SM: How did you go from 2001 with $1M in financing to the scale you are today? Didn’t you have to finance the company further? LD: I basically did not have a life for six years.
SM: Didn’t you need more financial resources? LD: When you are cash flow positive, you don’t need any more money. That’s the funny thing. For the first three years, we did not spend any more money. I got a new investor in from Texas Pacific Group in 2003, and I still remember him in every board meeting saying “I can’t believe it, you still have not spent any of my money.”
SM: Who was that? LD: That was Dave Wharton.

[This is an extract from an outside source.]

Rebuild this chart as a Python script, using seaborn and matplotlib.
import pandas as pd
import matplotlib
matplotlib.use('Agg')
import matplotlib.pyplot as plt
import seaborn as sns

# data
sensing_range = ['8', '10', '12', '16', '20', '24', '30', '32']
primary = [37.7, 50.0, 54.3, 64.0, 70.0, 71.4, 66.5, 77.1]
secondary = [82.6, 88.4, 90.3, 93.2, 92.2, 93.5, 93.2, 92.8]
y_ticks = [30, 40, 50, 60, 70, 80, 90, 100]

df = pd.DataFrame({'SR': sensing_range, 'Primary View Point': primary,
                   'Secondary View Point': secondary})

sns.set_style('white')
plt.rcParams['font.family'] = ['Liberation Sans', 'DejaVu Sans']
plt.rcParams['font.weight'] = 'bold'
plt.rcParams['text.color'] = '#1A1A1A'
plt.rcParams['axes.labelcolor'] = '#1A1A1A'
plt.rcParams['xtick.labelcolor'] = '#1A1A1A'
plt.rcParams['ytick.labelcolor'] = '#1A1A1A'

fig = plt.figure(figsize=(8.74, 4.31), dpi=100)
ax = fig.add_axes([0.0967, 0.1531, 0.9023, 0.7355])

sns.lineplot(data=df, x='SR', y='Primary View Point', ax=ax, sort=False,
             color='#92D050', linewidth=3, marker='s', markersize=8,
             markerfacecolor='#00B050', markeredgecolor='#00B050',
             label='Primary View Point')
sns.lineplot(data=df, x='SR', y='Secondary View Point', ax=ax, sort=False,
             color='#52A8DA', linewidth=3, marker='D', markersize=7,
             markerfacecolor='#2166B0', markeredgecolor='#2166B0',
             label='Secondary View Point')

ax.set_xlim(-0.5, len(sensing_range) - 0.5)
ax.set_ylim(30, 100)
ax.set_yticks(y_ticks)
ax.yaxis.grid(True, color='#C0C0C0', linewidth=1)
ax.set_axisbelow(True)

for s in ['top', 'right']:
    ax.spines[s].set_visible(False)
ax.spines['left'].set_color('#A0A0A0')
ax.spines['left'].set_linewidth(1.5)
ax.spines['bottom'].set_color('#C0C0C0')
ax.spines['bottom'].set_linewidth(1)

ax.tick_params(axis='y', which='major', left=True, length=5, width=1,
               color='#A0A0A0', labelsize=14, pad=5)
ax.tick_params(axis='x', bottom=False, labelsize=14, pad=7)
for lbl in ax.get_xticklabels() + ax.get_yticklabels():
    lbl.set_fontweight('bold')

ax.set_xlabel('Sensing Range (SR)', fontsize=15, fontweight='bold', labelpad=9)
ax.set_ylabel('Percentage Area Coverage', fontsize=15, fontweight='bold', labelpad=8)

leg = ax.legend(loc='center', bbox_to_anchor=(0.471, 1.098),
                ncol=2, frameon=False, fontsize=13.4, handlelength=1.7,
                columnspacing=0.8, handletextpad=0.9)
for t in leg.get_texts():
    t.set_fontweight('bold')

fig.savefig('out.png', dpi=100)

SM: I thought so. LD: You know him?
SM: Yes. LD: Do you like him?
SM: Yes, he is a good guy. LD: I think he is a great guy. I am an investor in his new fund. He had me at hello because I had decided I was not going to take any more money from anybody, but he changed me because he came in and said “Wow, this is emotional intelligence on steroids over the web.” I said” Now you are flirting with me, this is not fair!” We spent six hours in a conference room discussing, and I finally said “OK, you can invest” because I thought he was the real deal.

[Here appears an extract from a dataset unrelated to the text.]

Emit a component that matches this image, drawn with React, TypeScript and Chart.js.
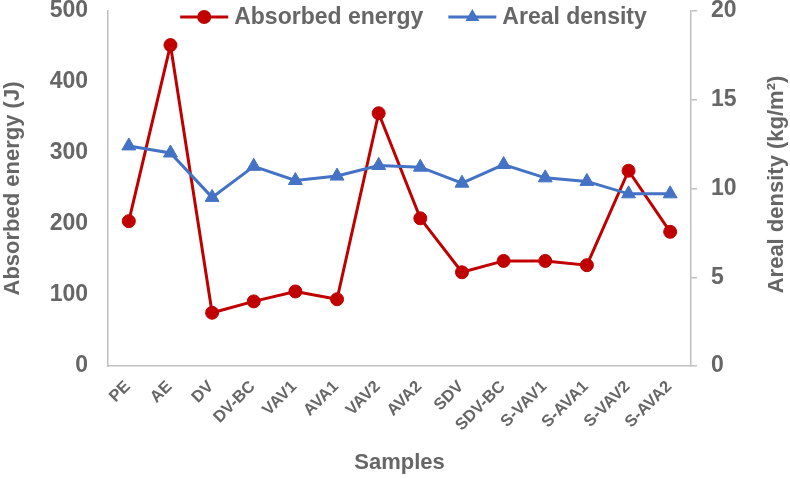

SM: How much money did you take from Dave? LD: I think it was $2 or $5.
SM: All in all, in the history of the company, what kind of investment have you required? LD: I did get comfortable raising money, unfortunately. I raised another $45M. I got Eric Dunn in at that time. What we decided what to do with Dave is that we would go for the big bucks and we would go all out. We began investing in the mid-market. In 2003 and 2004, that seemed like a very ambitious project as it was essentially trying to do two things. Something I had learned at Unilever is if you give somebody a real responsibility, give them a budget, then you can make things like that happen. We separated out and built a business there and it did well. Since it did well I was comfortable going to Europe, but I did not want to destroy the focus of the company so I did it on my own and let the team do what it was doing. I went to Europe every week on my own on a plane, and I did not even tell my board because they said Europe was too complicated. Then I closed a $2.5M deal, in December 2005 with Lloyds Bank in London, and the Board changed their tune.

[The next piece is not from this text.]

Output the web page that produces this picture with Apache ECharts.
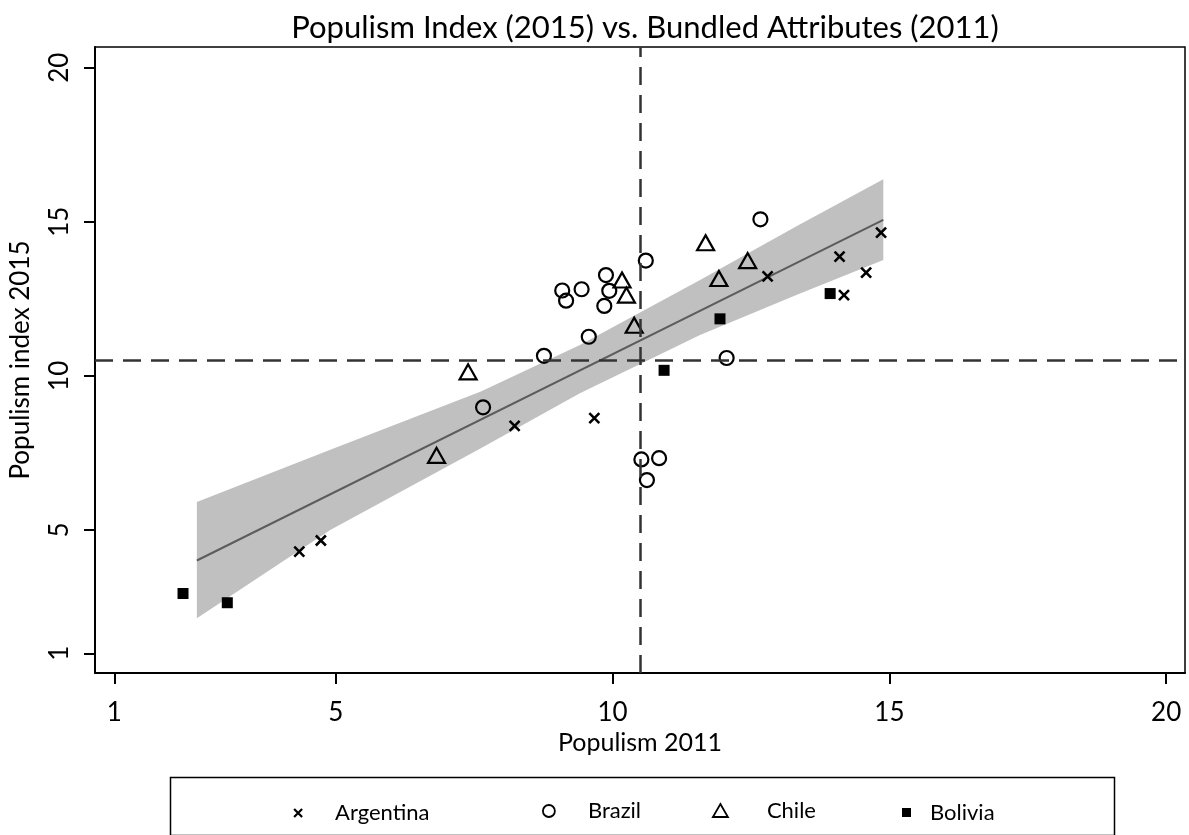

Then we decided to invest more boldly and took in Eric Dunn and took $5M from him. We saw that this stuff was working, and we had enterprise and mid market, we were doing Europe so should we try Asia and should we try channels? We decided to do it, and we did that with Eric Dunn’s money, and it worked as well. We then saw this business was really working, should we try to go into small business, which is the biggest market in the world. Eric Dunn knows the small market and he felt we could do it. Small business does not have the luxury of having a huge staff to help them, so the product ideas are so crisp, clean and lovely that it was worth doing just for that.